The more serious issue with Embedded EthiCS is that it is restricted to CS. This sends a very dangerous message to students of all concentrations. CS concentrators learn that they must be taught ethics; non-CS concentrators, that they need not be. There is only one possible conclusion to draw from this: that the program’s administrators believe that computer scientists can do enough damage if they behave unethically that they must have their worst excesses reined in, while historians, chemists, and poets alike are weak and feeble compared to the terrible, overwhelming power of the algorithm. CS concentrators wind up with the weight of the world on their shoulders, and non-CS concentrators, already uncomfortable in a university — and a student body — that adores the tech industry and the money it brings in, are slighted once again.

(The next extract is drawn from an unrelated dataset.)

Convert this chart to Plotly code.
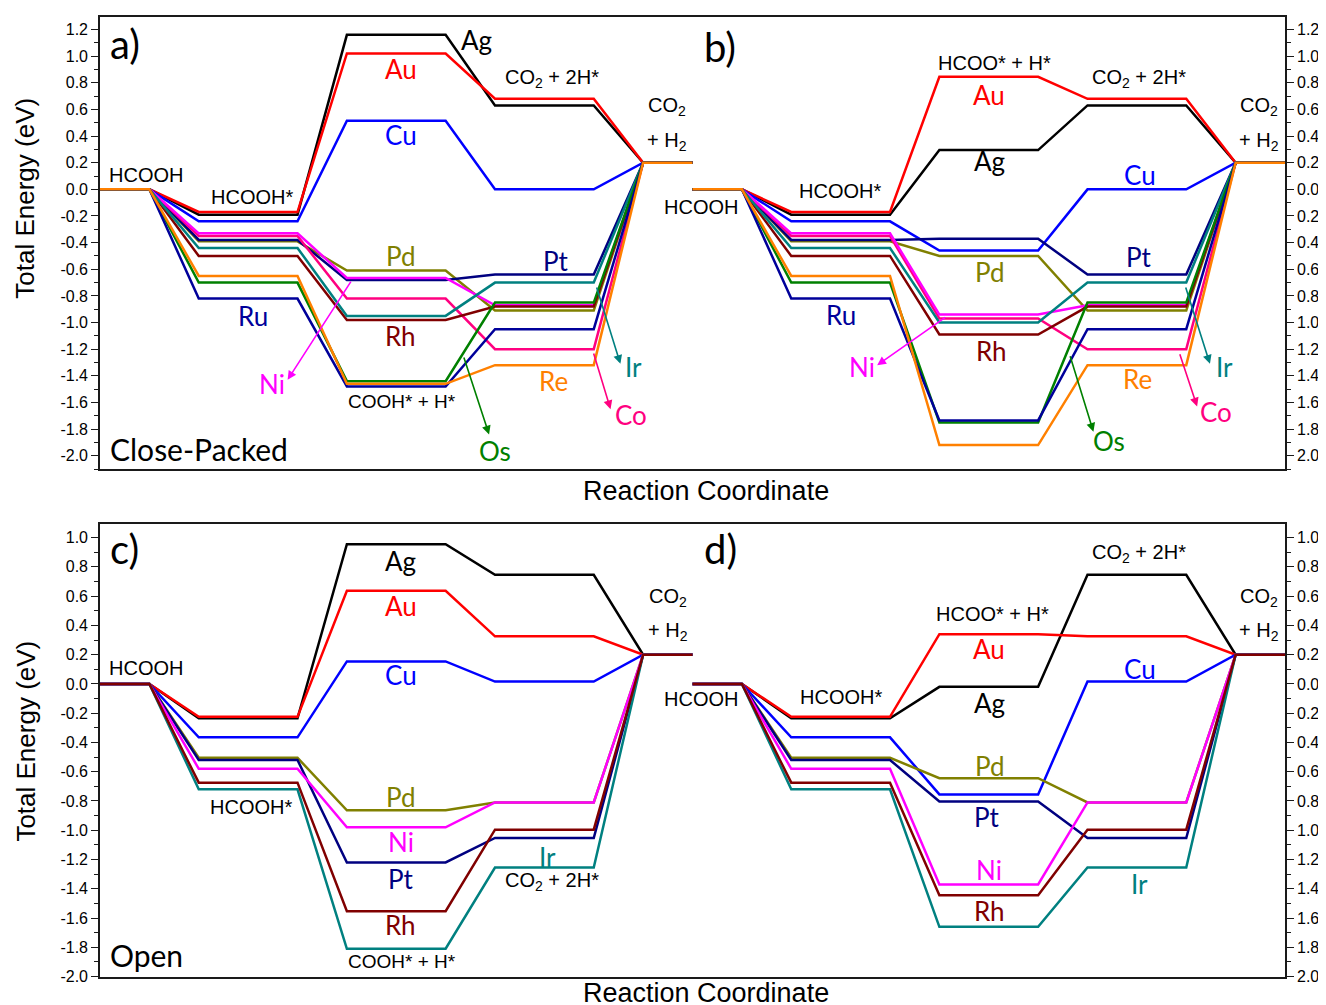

It is good to behave ethically, and it is good to study ethics so that one may know how best to respond to difficult ethical situations. However, forcing the study of ethics on anyone helps nobody, and forcing it only on a selected few helps even fewer. The fears that led to the Embedded EthiCS program are, in the wake first of the Snowden revelations and then the backlash against Big Tech, tragically easy to understand. As always, though, understanding a wrong enables us only to forgive, not to condone.